A few weeks later, we moved out of the apartment and into a house with a fenced-in yard, where the dog and the boys could roam. We locked the gates closed, because a boy that could move a refridgerator could open a gate. Who knows what mischief lives in the hearts of boys?

So, I'm walking through the living room a few weeks after we moved, and saw something under the futon that caught my eye. I stopped, leaned down, and looked. Three eggs, rolled toward the back of the futon. Shit! I went in the kitchen, and sure enough, smashed egg white and shells on the floor.

I called my son into the living room, pointed to the eggs, and asked, "Did you get these eggs out of the fridge?"

"No, Mommy," he said. Hmm.

"Well, if you didn't get them out of the fridge, how do you suppose they got there? Your brother's at school, your dad's at work, the baby is in his crib, and I know I didn't do it! You're the only one left."
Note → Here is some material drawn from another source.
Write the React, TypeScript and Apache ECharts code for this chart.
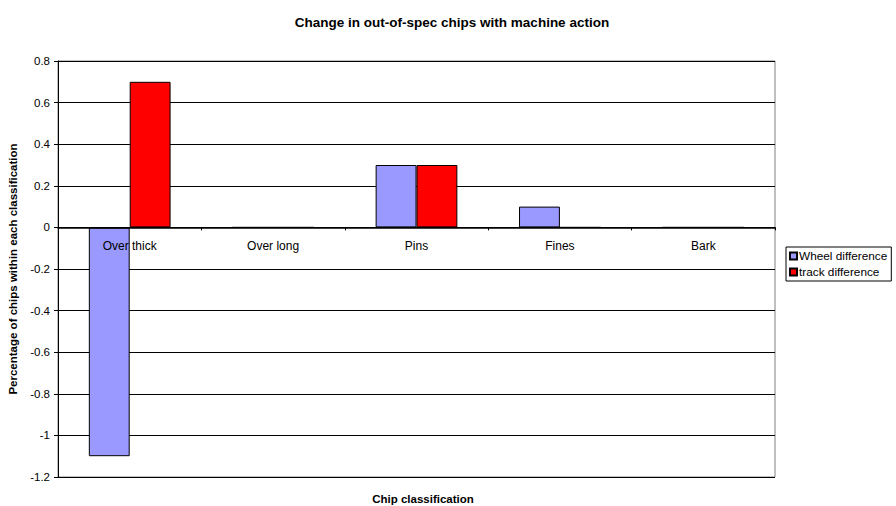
import React, { useEffect, useRef } from "react";
import * as echarts from "echarts";

const categories = ["Over thick", "Over long", "Pins", "Fines", "Bark"];
const wheelDifference = [-1.1, 0, 0.3, 0.1, 0];
const trackDifference = [0.7, 0, 0.3, 0, 0];
const seriesNames = ["Wheel difference", "track difference"];
const titleText = "Change in out-of-spec chips with machine action";
const xName = "Chip classification";
const yName = "Percentage of chips within each classification";
const yMin = -1.2;
const yMax = 0.8;
const yStep = 0.2;

const FONT = "Arial, 'Liberation Sans', sans-serif";

const GRID_TOP = 61;
const GRID_BOTTOM = 29;
const CHART_H = 506;

export default function App() {
  const ref = useRef<HTMLDivElement>(null);
  useEffect(() => {
    const chart = echarts.init(ref.current!, null, { renderer: "svg" });
    const plotH = CHART_H - GRID_TOP - GRID_BOTTOM;
    const zeroOffset = -((0 - yMin) / (yMax - yMin)) * plotH;
    chart.setOption({
      animation: false,
      backgroundColor: "#ffffff",
      textStyle: { fontFamily: FONT },
      title: [
        {
          text: titleText,
          left: 447,
          top: 10,
          textAlign: "center",
          textStyle: { fontSize: 13.5, fontWeight: "bold", color: "#000", fontFamily: FONT },
        },
        {
          text: xName,
          left: 418,
          top: 488,
          textAlign: "center",
          textStyle: { fontSize: 11.5, fontWeight: "bold", color: "#000", fontFamily: FONT },
        },
      ],
      legend: {
        orient: "vertical",
        left: 786,
        top: 247,
        data: seriesNames,
        borderColor: "#000",
        borderWidth: 1,
        padding: [3, 4, 3, 3],
        itemWidth: 7,
        itemHeight: 7,
        itemGap: 4,
        icon: "rect",
        textStyle: { fontSize: 11.8, color: "#000", fontFamily: FONT, padding: [0, 0, 0, -3] },
      },
      grid: {
        left: 58,
        right: 121,
        top: GRID_TOP,
        bottom: GRID_BOTTOM,
        show: true,
        borderColor: "#808080",
        borderWidth: 1,
        containLabel: false,
        outerBoundsMode: "none",
      },
      xAxis: {
        type: "category",
        data: categories,
        offset: zeroOffset,
        z: 5,
        axisLine: { onZero: false, lineStyle: { color: "#000", width: 1.5 } },
        axisTick: { show: true, length: 3, inside: false, lineStyle: { color: "#000" } },
        axisLabel: { fontSize: 12, color: "#000", margin: 13, fontFamily: FONT },
        splitLine: { show: false },
      },
      yAxis: {
        type: "value",
        min: yMin,
        max: yMax,
        interval: yStep,
        name: yName,
        nameLocation: "middle",
        nameGap: 37,
        nameTextStyle: { fontSize: 11.5, fontWeight: "bold", color: "#000", fontFamily: FONT },
        axisLine: { show: true, lineStyle: { color: "#000", width: 1 } },
        axisTick: { show: true, length: 4, lineStyle: { color: "#000" } },
        axisLabel: {
          fontSize: 11.5,
          color: "#000",
          margin: 8,
          fontFamily: FONT,
          formatter: (v: number) => String(Math.round(v * 10) / 10),
        },
        splitLine: { show: true, lineStyle: { color: "#000", width: 1 } },
      },
      series: [
        {
          name: seriesNames[0],
          type: "bar",
          data: wheelDifference,
          barGap: "0%",
          barCategoryGap: "43%",
          itemStyle: { color: "#9999FF", borderColor: "#000", borderWidth: 1 },
        },
        {
          name: seriesNames[1],
          type: "bar",
          data: trackDifference,
          barGap: "0%",
          barCategoryGap: "43%",
          itemStyle: { color: "#FF0000", borderColor: "#000", borderWidth: 1 },
        },
      ],
    });
    return () => chart.dispose();
  }, []);
  return <div ref={ref} style={{ width: 896, height: 506, position: "absolute", left: 0, top: 0 }} />;
}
And this was when I knew this kid was going to cause me problems. Because he wasn't the only one left. "Maybe," he said, "maybe, there's a bird's nest in the tree in the back yard. And maybe, uh, some eggs fell out of the bird's nest, and then maybe, maybe, uh, Dog picked up the eggs in his mouth and brought them inside, and maybe he put the eggs under the couch!" and he looked at me and smiled. The little shit.

I smiled back, "Well, son, maybe it could have happened that way if we had chickens living our back yard. DO we have chicken's in our back yard that I don't know about?"

"No..." he knew he was being trapped, he just didn't know how.

"But since we don't, these eggs couldn't have come from the back yard. See, eggs that come out of the fridge are chicken eggs, and chicken eggs that go in the fridge are different than bird eggs that come out of nests in the backyard. They're different colors and different sizes. That's how I know that these eggs came from the fridge."

"Oh." And now I could see I had his attention.

"Here's a story for you - maybe you got the eggs out of the fridge, and maybe dropped one on the floor, where it broke. And maybe you brought the eggs to the living room, and heard me coming and maybe you rolled the eggs under the couch and ran. And maybe, if you don't leave my damn eggs alone you'll be standing in the corner with a sore butt until next week! Now get in the corner!"

He eventually grew out of his egg-thieving ways. He went on to bigger and better stories. I was right about one thing, though: he's 15 now, and still thinks he can try to lie to me.